5.  Research into the existent to which "W" factors are malleable and the environmental impacts that influence these factors is worthwhile because research on this for IQ has been exhaustive, but research for other factors has not been, because W factors as important to societal success as IQ, and because W factors appear to be less strong hereditary than IQ.  Indentification of enviromental factors that enhance "W" factors should be a priority for researchers.  What parenting and educational approaches best foster the non-environmental components of "W" factors and to a lesser extent IQ. 

6.  Long term success in activities from probation and parole to high school retention to college retention to adherence of mental health medications may be strongly related to W factors that vary from person to person.  This makes these factors attractive as components of validated statistical prediction tools to determine what management approach should be supervising people in these situations.  Individuals who have low conscientiousness or little grit may require more intensive supervision than those who lack it.

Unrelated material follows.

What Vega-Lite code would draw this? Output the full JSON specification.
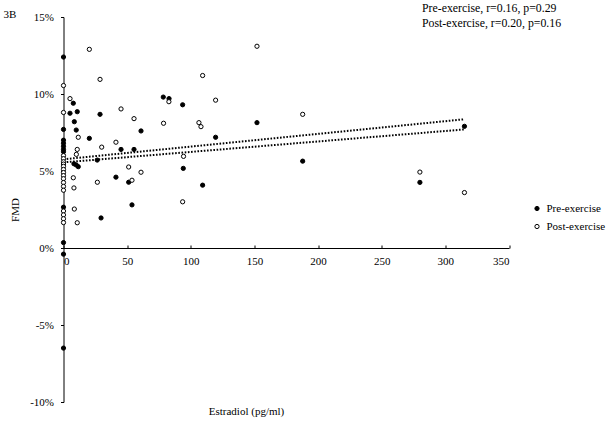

7.  The single most promising way to improve aggregate IQ and socio-economic performance in American society is to identify and address ways that poverty inhibits them.  Particularly attention should be devoted to reducing hardship and improving medical care for pregnant women and young children.  Another area where there is an already identified problem that can be addressed is to improve the quality of pre-college educational opportunities, college counseling and collegiate financial aid for children with established strong academic ability from less affluent families.

8.  To the extent that we can psychometric for selected "W" factors that are at least as good as those for IQ, there should be an active and open ended inquiry into what kind of patterns are seen in the residuals of performance in these combined measures.  This inquiry is useful even if the residual factors turn out to be matters such as pure luck or cohort timing that demonstrate that psychological factors related to socio-economic success have been exhausted.